Guessing on a Puzzle


Ayn Rand is more than controversial. She is  hated – both in her lifetime and now thirty years after her death. The hostility is so intense, and the efforts to  ignore or misrepresent her so vigorous that it is interesting to speculate on why she inspires them. Some reasons seem obvious. Her ideas were unconventional, challenging, and threatening to powerful people and organizations. She enjoyed shocking readers and listeners with the apparently incongruous or outrageous -  not surprising for someone  who grew up on Nietzsche and Hugo but still disconcerting to some.  She did not  tolerate disagreement very well, and her criticisms of and attacks on opponents could be brutal. Particularly in her later writing, she often did not just call a spade a spade, but, as the old joke goes, insisted on labeling it a goddamned shovel. All of this can explain a lot of the hostility, but by no means all of it.  After all, one could say most or all of the same things about any number of thinkers and writers who are not so despised.
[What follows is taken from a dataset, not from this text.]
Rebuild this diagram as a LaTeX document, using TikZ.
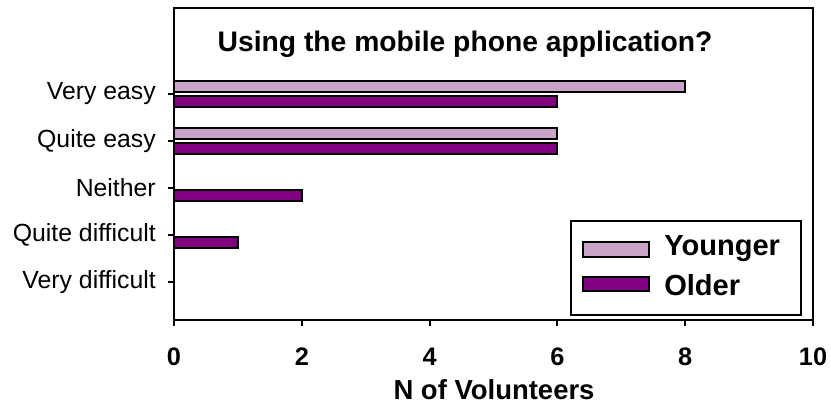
\documentclass[tikz,border=0pt]{standalone}
\usepackage{fontspec}
\setmainfont{Liberation Sans}
\usetikzlibrary{positioning}
\definecolor{younger}{RGB}{201,164,201}
\definecolor{older}{RGB}{128,0,128}

\begin{document}
\begin{tikzpicture}[
  x=0.75pt,y=-0.75pt,
  frame/.style={line width=1.5pt},
  bar/.style={draw,line width=1.5pt},
  catlabel/.style={anchor=east,inner sep=0pt,font=\fontsize{18.6}{21}\selectfont},
  numlabel/.style={inner sep=0pt,font=\fontsize{19}{22}\selectfont\bfseries},
  legtext/.style={anchor=west,inner sep=0pt,font=\fontsize{21.8}{24}\selectfont\bfseries},
]
\useasboundingbox (0,0) rectangle (831,405);

% plot area
\draw[frame] (174,8) rectangle (813,320);
\node[anchor=base,inner sep=0pt,font=\fontsize{21.2}{24}\selectfont\bfseries] (title) at (465,51) {Using the mobile phone application?};

% categories
\foreach \i/\lab in {0/Very easy,1/Quite easy,2/Neither,3/Quite difficult,4/Very difficult}{
  \draw[frame] (168,93.5+47.1*\i) -- (174,93.5+47.1*\i);
  \node[catlabel] (cat\i) at (156,93.5+47.1*\i) {\lab};
}

% bars
\foreach \i/\v in {0/8,1/6}
  \draw[bar,fill=younger] (174,80.5+47.1*\i) rectangle (174+63.9*\v,91.5+47.1*\i);
\foreach \i/\v in {0/6,1/6,2/2,3/1}
  \draw[bar,fill=older] (174,95.5+47.1*\i) rectangle (174+63.9*\v,106.5+47.1*\i);

% value axis
\foreach \v in {0,2,...,10}{
  \draw[frame] (174+63.9*\v,320) -- (174+63.9*\v,326);
  \node[numlabel] (num\v) at (174+63.9*\v,356.5) {\v};
}
\node[anchor=base,inner sep=0pt,font=\fontsize{20.6}{24}\selectfont\bfseries] (xtitle) at (494,399.5) {N of Volunteers};

% legend
\draw[frame,fill=white] (571,221) rectangle (801,315);
\draw[bar,fill=younger] (583,242) rectangle (649,257);
\draw[bar,fill=older] (583,277) rectangle (649,291);
\node[legtext] (legY) at (664,249) {Younger};
\node[legtext] (legO) at (664,285) {Older};
\end{tikzpicture}
\end{document}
I think a part of the rest of the answer may be that she is dangerous in a particular way. The enlightenment ideas of liberalism and scientific rationality have a great many enemies, chiefly because they leave no room for the state as anything more than a limited organization of human beings or for transcendental knowledge or beings.  Historically, antagonists have found comfort in the belief  that, however valid these ideas might be, they are too dry and  analytical, and too lacking in stirring imagery and emotion  to appeal to too large a number of people. (This sort of criticism was one basis of the romantic reaction against the enlightenment  - with romanticism’s  focus on feelings, symbol, and passion, its fascination with primitive life, the Middle Ages, and the experience of myth and religion, and its glorification of the experience of a person’s being swept up in something greater than himself.) Then along came  Ayn Rand changing the game by presenting many of  those ideas in a manner unprecedentedly passionate and emotionally vivid and compelling. That could be worrisome to people.  Since fear and hatred often go together, it  could also explain a few things.